The lack of cash welfare is a driving reason the United States has a stubbornly high child-poverty rate in comparison to its high-income peers. Extreme poverty, or the number of those living on less than $2 per person, per day, has more than doubled by 2011 since President Bill Clinton gutted welfare in 1996. In contrast, during roughly the same time period, Britain significantly increased the amount of its universal child allowance (alongside other policies supporting children) and cut its child-poverty rates by half.

Yet during the 2016 primary Bernie Sanders shied away from these sorts of big ideas when it came to welfare. His oft-repeated line that “nobody who works 40 hours a week should live in poverty” left unchallenged the conservative framework that some poor people—those who work—were more deserving than others. Even Ocasio-Cortez’s platform doesn’t mention anything about cash welfare or welfare reform (aside from an expansion of Social Security benefits).

This isn’t to say that Democrats need to suddenly adopt UBI as some sort of silver-bullet solution. An option that would likely be even more palatable among the general public would be a child allowance, or giving parents a monthly or weekly cash benefit for each child in their household, a policy that is already widely adopted in most European countries.
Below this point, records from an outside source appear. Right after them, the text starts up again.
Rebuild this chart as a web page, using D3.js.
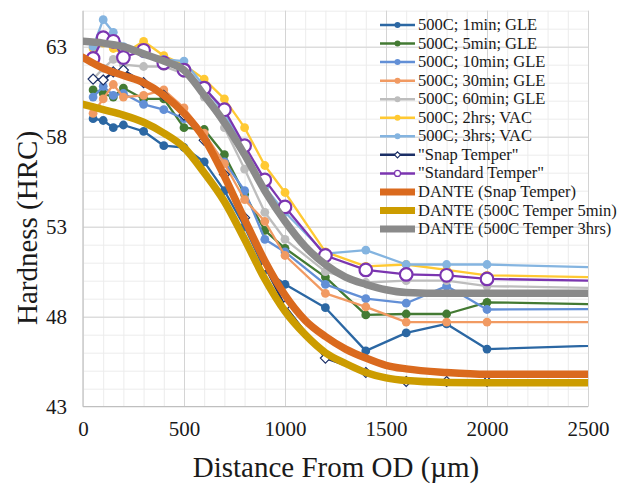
<!DOCTYPE html>
<html>
<head>
<meta charset="utf-8">
<script src="https://cdn.jsdelivr.net/npm/d3@7"></script>
<style>
  html, body { margin: 0; padding: 0; background: #fff; }
  svg { display: block; }
  text { font-family: "Liberation Serif", "Times New Roman", serif; fill: #1a1a1a; }
</style>
</head>
<body>
<svg id="chart" width="623" height="486"></svg>
<script>
// Measured hardness profiles (distance from OD in µm)
const measuredX = [50, 100, 150, 200, 300, 400, 500, 600, 700, 800, 900, 1000, 1200, 1400, 1600, 1800, 2000, 3000];
const gle1min  = [59.0, 58.9, 58.5, 58.65, 58.3, 57.5, 57.4, 56.6, 55.0, 53.0, 50.6, 49.8, 48.5, 46.1, 47.1, 47.6, 46.2, 46.55];
const gle5min  = [60.6, 60.4, 60.2, 60.7, 60.1, 60.1, 58.5, 58.4, 57.0, 54.8, 52.8, 51.8, 50.2, 48.1, 48.15, 48.15, 48.8, 48.6];
const gle10min = [60.2, 60.8, 60.3, 60.4, 59.8, 59.5, 59.0, 58.0, 56.6, 55.0, 52.3, 51.6, 49.8, 49.0, 48.75, 49.7, 48.4, 48.45];
const gle30min = [59.3, 60.1, 60.9, 60.2, 60.3, 60.6, 59.6, 58.2, 56.5, 54.5, 53.3, 51.4, 49.3, 48.55, 47.7, 47.7, 47.7, 47.7];
const gle60min = [61.2, 61.8, 62.3, 62.0, 61.9, 61.9, 61.5, 60.2, 58.5, 56.2, 53.8, 52.3, 50.5, 49.9, 50.0, 50.0, 49.7, 49.5];
const vac2hrs  = [62.9, 63.2, 62.9, 62.6, 63.3, 62.5, 62.0, 61.2, 60.1, 58.5, 56.4, 54.9, 51.6, 50.8, 50.9, 50.6, 50.3, 50.1];
const vac3hrs  = [63.0, 64.5, 63.8, 63.0, 62.6, 62.3, 62.2, 60.8, 59.3, 57.3, 55.2, 53.8, 51.5, 51.7, 50.9, 50.9, 50.9, 50.6];
const snapTemper     = [61.2, 61.15, 61.6, 61.7, 61.0, 60.3, 59.2, 57.8, 55.9, 53.5, 50.8, 48.6, 45.7, 44.9, 44.4, 44.4, 44.4, 44.4];
const standardTemper = [62.35, 63.5, 63.3, 62.4, 62.8, 62.1, 61.7, 60.7, 59.5, 57.5, 55.6, 54.1, 51.4, 50.6, 50.35, 50.3, 50.1, 49.9];

// DANTE simulated profiles
const modelX = [0, 100, 200, 300, 400, 500, 600, 700, 800, 900, 1000, 1100, 1200, 1300, 1400, 1500, 1600, 1800, 2000, 2500];
const danteSnap  = [62.4, 61.8, 61.4, 61.0, 60.3, 59.3, 57.9, 55.8, 53.4, 51.1, 49.2, 47.8, 46.9, 46.2, 45.7, 45.3, 45.1, 44.9, 44.8, 44.8];
const dante5min  = [59.8, 59.5, 59.2, 58.8, 58.2, 57.4, 56.0, 54.4, 52.3, 50.1, 48.3, 47.0, 46.0, 45.4, 44.9, 44.6, 44.45, 44.35, 44.33, 44.33];
const dante3hrs  = [63.3, 63.2, 63.0, 62.6, 62.2, 61.7, 60.3, 58.8, 57.0, 55.0, 53.3, 51.9, 50.9, 50.2, 49.8, 49.5, 49.35, 49.3, 49.3, 49.3];

const seriesNames = [
  "500C; 1min; GLE", "500C; 5min; GLE", "500C; 10min; GLE", "500C; 30min; GLE",
  "500C; 60min; GLE", "500C; 2hrs; VAC", "500C; 3hrs; VAC",
  "\"Snap Temper\"", "\"Standard Temper\"",
  "DANTE (Snap Temper)", "DANTE (500C Temper 5min)", "DANTE (500C Temper 3hrs)"
];
const yTicks = [43, 48, 53, 58, 63];
const xTicks = [0, 500, 1000, 1500, 2000, 2500];

const series = [
  { name: seriesNames[0],  x: measuredX, y: gle1min,  color: "#2B67A3", kind: "dot" },
  { name: seriesNames[1],  x: measuredX, y: gle5min,  color: "#437A33", kind: "dot" },
  { name: seriesNames[2],  x: measuredX, y: gle10min, color: "#628FD6", kind: "dot" },
  { name: seriesNames[3],  x: measuredX, y: gle30min, color: "#F19A62", kind: "dot" },
  { name: seriesNames[4],  x: measuredX, y: gle60min, color: "#BDBDBD", kind: "dot" },
  { name: seriesNames[5],  x: measuredX, y: vac2hrs,  color: "#FFC933", kind: "dot" },
  { name: seriesNames[6],  x: measuredX, y: vac3hrs,  color: "#84B4E0", kind: "dot" },
  { name: seriesNames[7],  x: measuredX, y: snapTemper,     color: "#1B2F66", kind: "diamond" },
  { name: seriesNames[8],  x: measuredX, y: standardTemper, color: "#7B35B0", kind: "ring" },
  { name: seriesNames[9],  x: modelX, y: danteSnap, color: "#DA6A1E", kind: "thick" },
  { name: seriesNames[10], x: modelX, y: dante5min, color: "#CC9C00", kind: "thick" },
  { name: seriesNames[11], x: modelX, y: dante3hrs, color: "#8A8A8A", kind: "thick" }
];

const svg = d3.select("#chart");
const plot = { left: 83, right: 588, top: 10.7, bottom: 406.7 };

const x = d3.scaleLinear().domain([0, 2500]).range([plot.left, plot.right]);
const y = d3.scaleLinear().domain([43, 65]).range([plot.bottom, plot.top]);
const plain = d3.format("d");

// gridlines: minor then major
const grid = svg.append("g");
grid.append("g")
  .attr("transform", `translate(0,${plot.bottom})`)
  .call(d3.axisBottom(x).tickValues(d3.range(0, 2501, 100)).tickSize(-(plot.bottom - plot.top)).tickFormat(""))
  .call(g => g.select(".domain").remove())
  .call(g => g.selectAll("line").attr("stroke", "#ececec").attr("stroke-width", 1));
grid.append("g")
  .attr("transform", `translate(${plot.left},0)`)
  .call(d3.axisLeft(y).tickValues(d3.range(44, 65.5, 1)).tickSize(-(plot.right - plot.left)).tickFormat(""))
  .call(g => g.select(".domain").remove())
  .call(g => g.selectAll("line").attr("stroke", "#ececec").attr("stroke-width", 1));
grid.append("g")
  .attr("transform", `translate(0,${plot.bottom})`)
  .call(d3.axisBottom(x).tickValues(xTicks.slice(1)).tickSize(-(plot.bottom - plot.top)).tickFormat(""))
  .call(g => g.select(".domain").remove())
  .call(g => g.selectAll("line").attr("stroke", "#d4d4d4").attr("stroke-width", 1));
grid.append("g")
  .attr("transform", `translate(${plot.left},0)`)
  .call(d3.axisLeft(y).tickValues(yTicks.slice(1)).tickSize(-(plot.right - plot.left)).tickFormat(""))
  .call(g => g.select(".domain").remove())
  .call(g => g.selectAll("line").attr("stroke", "#d4d4d4").attr("stroke-width", 1));

// axis lines
svg.append("line").attr("x1", plot.left).attr("x2", plot.left).attr("y1", plot.top).attr("y2", plot.bottom)
  .attr("stroke", "#bfbfbf").attr("stroke-width", 1.2);
svg.append("line").attr("x1", plot.left).attr("x2", plot.right).attr("y1", plot.bottom).attr("y2", plot.bottom)
  .attr("stroke", "#bfbfbf").attr("stroke-width", 1.2);

// tick labels
svg.append("g")
  .attr("transform", `translate(${plot.left},0)`)
  .call(d3.axisLeft(y).tickValues(yTicks).tickFormat(plain).tickSize(0).tickPadding(16))
  .call(g => g.select(".domain").remove())
  .call(g => g.selectAll("text").attr("font-size", 21).attr("font-family", "Liberation Serif").attr("fill", "#1a1a1a"));
svg.append("g")
  .attr("transform", `translate(0,${plot.bottom})`)
  .call(d3.axisBottom(x).tickValues(xTicks).tickFormat(plain).tickSize(0).tickPadding(14))
  .call(g => g.select(".domain").remove())
  .call(g => g.selectAll("text").attr("font-size", 21).attr("font-family", "Liberation Serif").attr("fill", "#1a1a1a"));

// axis titles
svg.append("text").attr("x", 336).attr("y", 477).attr("text-anchor", "middle")
  .attr("font-size", 29).text("Distance From OD (µm)");
svg.append("text").attr("transform", "translate(37,228) rotate(-90)").attr("text-anchor", "middle")
  .attr("font-size", 29).text("Hardness (HRC)");

// legend (drawn beneath the data)
const legend = svg.append("g");
const legendTop = 25, legendStep = 18.55;
series.forEach((s, i) => {
  const ly = legendTop + i * legendStep;
  const g = legend.append("g");
  g.append("line").attr("x1", 380).attr("x2", 415).attr("y1", ly).attr("y2", ly)
    .attr("stroke", s.color).attr("stroke-width", s.kind === "thick" ? 7 : 2.5);
  drawMarker(g, s, 397.5, ly, true);
  g.append("text").attr("x", 418).attr("y", ly + 5).attr("font-size", 16.5).text(s.name);
});

function drawMarker(g, s, cx, cy, small) {
  if (s.kind === "dot") {
    g.append("circle").attr("cx", cx).attr("cy", cy).attr("r", small ? 3 : 4.4).attr("fill", s.color);
  } else if (s.kind === "ring") {
    g.append("circle").attr("cx", cx).attr("cy", cy).attr("r", small ? 3 : 6.3)
      .attr("fill", "#fff").attr("stroke", s.color).attr("stroke-width", small ? 1.2 : 2.2);
  } else if (s.kind === "diamond") {
    const r = small ? 3 : 5;
    g.append("path").attr("d", `M${cx},${cy - r}L${cx + r},${cy}L${cx},${cy + r}L${cx - r},${cy}Z`)
      .attr("fill", "#fff").attr("stroke", s.color).attr("stroke-width", 1.2);
  }
}

// data
svg.append("clipPath").attr("id", "plotClip").append("rect")
  .attr("x", plot.left).attr("y", 0).attr("width", plot.right - plot.left).attr("height", plot.bottom);

const data = svg.append("g").attr("clip-path", "url(#plotClip)");
series.forEach(s => {
  const pts = s.x.map((d, i) => [d, s.y[i]]);
  const line = d3.line().x(d => x(d[0])).y(d => y(d[1]))
    .curve(s.kind === "thick" ? d3.curveMonotoneX : d3.curveLinear);
  data.append("path").datum(pts).attr("d", line).attr("fill", "none")
    .attr("stroke", s.color).attr("stroke-width", s.kind === "thick" ? 7.5 : 2.3)
    .attr("stroke-linejoin", "round").attr("stroke-linecap", "round");
  if (s.kind !== "thick") {
    const mg = data.append("g");
    pts.forEach(p => drawMarker(mg, s, x(p[0]), y(p[1]), false));
  }
});
</script>
</body>
</html>
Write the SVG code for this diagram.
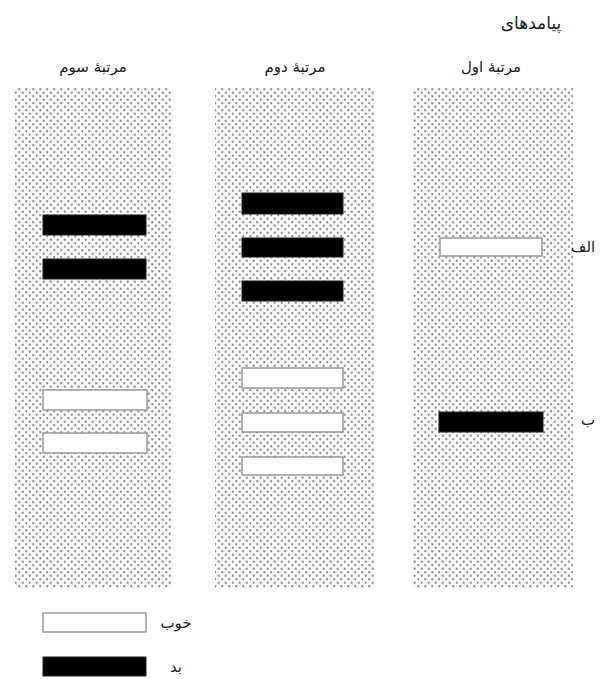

Either way, some sort of cash welfare should be part of the progressive agenda, not in small part because it would help blow up the racist idea that benefits should be tied to work and finally kill Reagan’s welfare-queen myth. As the polling shows, even the most radically progressive proposals are not the political death sentences that critics would have you believe. Utopian ideas don’t seem so absurd when you’re trying to survive at the bottom of the ladder.